▶ [Directions for this task]: Write the data below out exactly as it stands. Do not include the pictures.

* START Recorded data *

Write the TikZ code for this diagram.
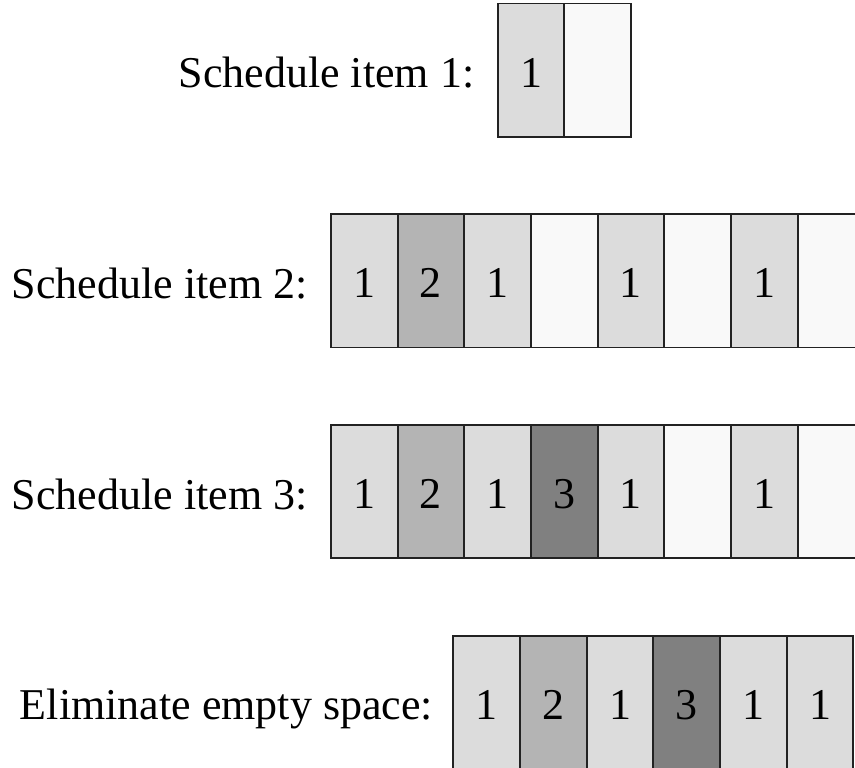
\documentclass[tikz,border=0pt]{standalone}
\usepackage{fontspec}
\setmainfont{Liberation Serif}
\usetikzlibrary{positioning}
\definecolor{schedA}{HTML}{DCDCDC}
\definecolor{schedB}{HTML}{B4B4B4}
\definecolor{schedC}{HTML}{808080}
\definecolor{schedFree}{HTML}{F9F9F9}
\definecolor{schedLine}{HTML}{222222}

\begin{document}
\begin{tikzpicture}[
      x=0.5pt, y=-0.5pt,
      node distance=0pt,
      cell/.style={draw=schedLine, line width=0.9pt, outer sep=0pt,
        inner sep=0pt, minimum width=33.33pt, minimum height=66.75pt,
        text height=17pt, text depth=0pt, font=\fontsize{22}{26}\selectfont},
      itemA/.style={cell, fill=schedA},
      itemB/.style={cell, fill=schedB},
      itemC/.style={cell, fill=schedC},
      freec/.style={cell, fill=schedFree},
      lab/.style={inner sep=0pt, anchor=base east,
        font=\fontsize{22}{26}\selectfont}]
    \useasboundingbox (0,0) rectangle (855,767);
    % schedule item 1
    \node[itemA] (c11) at (531,70.2) {1};
    \node[freec, right=of c11] (c12) {};
    \node[lab] (lab1) at ([xshift=-11.5pt, yshift=-8.5pt]c11.west) {Schedule item 1:};
    % schedule item 2
    \node[itemA] (c21) at (364.3,280.7) {1};
    \node[itemB, right=of c21] (c22) {2};
    \node[itemA, right=of c22] (c23) {1};
    \node[freec, right=of c23] (c24) {};
    \node[itemA, right=of c24] (c25) {1};
    \node[freec, right=of c25] (c26) {};
    \node[itemA, right=of c26] (c27) {1};
    \node[freec, right=of c27] (c28) {};
    \node[lab] (lab2) at ([xshift=-11.5pt, yshift=-9pt]c21.west) {Schedule item 2:};
    % schedule item 3
    \node[itemA] (c31) at (364.3,491.4) {1};
    \node[itemB, right=of c31] (c32) {2};
    \node[itemA, right=of c32] (c33) {1};
    \node[itemC, right=of c33] (c34) {3};
    \node[itemA, right=of c34] (c35) {1};
    \node[freec, right=of c35] (c36) {};
    \node[itemA, right=of c36] (c37) {1};
    \node[freec, right=of c37] (c38) {};
    \node[lab] (lab3) at ([xshift=-11.5pt, yshift=-9pt]c31.west) {Schedule item 3:};
    % packed
    \node[itemA] (c41) at (486.7,702.4) {1};
    \node[itemB, right=of c41] (c42) {2};
    \node[itemA, right=of c42] (c43) {1};
    \node[itemC, right=of c43] (c44) {3};
    \node[itemA, right=of c44] (c45) {1};
    \node[itemA, right=of c45] (c46) {1};
    \node[lab] (lab4) at ([xshift=-10pt, yshift=-8.5pt]c41.west) {Eliminate empty space:};
  \end{tikzpicture}
\end{document}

* END Recorded data *

▶ [Answer to this exercise]:
Write the TikZ code for this diagram.
\documentclass[tikz,border=0pt]{standalone}
\usepackage{fontspec}
\setmainfont{Liberation Serif}
\usetikzlibrary{positioning}
\definecolor{schedA}{HTML}{DCDCDC}
\definecolor{schedB}{HTML}{B4B4B4}
\definecolor{schedC}{HTML}{808080}
\definecolor{schedFree}{HTML}{F9F9F9}
\definecolor{schedLine}{HTML}{222222}

\begin{document}
\begin{tikzpicture}[
      x=0.5pt, y=-0.5pt,
      node distance=0pt,
      cell/.style={draw=schedLine, line width=0.9pt, outer sep=0pt,
        inner sep=0pt, minimum width=33.33pt, minimum height=66.75pt,
        text height=17pt, text depth=0pt, font=\fontsize{22}{26}\selectfont},
      itemA/.style={cell, fill=schedA},
      itemB/.style={cell, fill=schedB},
      itemC/.style={cell, fill=schedC},
      freec/.style={cell, fill=schedFree},
      lab/.style={inner sep=0pt, anchor=base east,
        font=\fontsize{22}{26}\selectfont}]
    \useasboundingbox (0,0) rectangle (855,767);
    % schedule item 1
    \node[itemA] (c11) at (531,70.2) {1};
    \node[freec, right=of c11] (c12) {};
    \node[lab] (lab1) at ([xshift=-11.5pt, yshift=-8.5pt]c11.west) {Schedule item 1:};
    % schedule item 2
    \node[itemA] (c21) at (364.3,280.7) {1};
    \node[itemB, right=of c21] (c22) {2};
    \node[itemA, right=of c22] (c23) {1};
    \node[freec, right=of c23] (c24) {};
    \node[itemA, right=of c24] (c25) {1};
    \node[freec, right=of c25] (c26) {};
    \node[itemA, right=of c26] (c27) {1};
    \node[freec, right=of c27] (c28) {};
    \node[lab] (lab2) at ([xshift=-11.5pt, yshift=-9pt]c21.west) {Schedule item 2:};
    % schedule item 3
    \node[itemA] (c31) at (364.3,491.4) {1};
    \node[itemB, right=of c31] (c32) {2};
    \node[itemA, right=of c32] (c33) {1};
    \node[itemC, right=of c33] (c34) {3};
    \node[itemA, right=of c34] (c35) {1};
    \node[freec, right=of c35] (c36) {};
    \node[itemA, right=of c36] (c37) {1};
    \node[freec, right=of c37] (c38) {};
    \node[lab] (lab3) at ([xshift=-11.5pt, yshift=-9pt]c31.west) {Schedule item 3:};
    % packed
    \node[itemA] (c41) at (486.7,702.4) {1};
    \node[itemB, right=of c41] (c42) {2};
    \node[itemA, right=of c42] (c43) {1};
    \node[itemC, right=of c43] (c44) {3};
    \node[itemA, right=of c44] (c45) {1};
    \node[itemA, right=of c45] (c46) {1};
    \node[lab] (lab4) at ([xshift=-10pt, yshift=-8.5pt]c41.west) {Eliminate empty space:};
  \end{tikzpicture}
\end{document}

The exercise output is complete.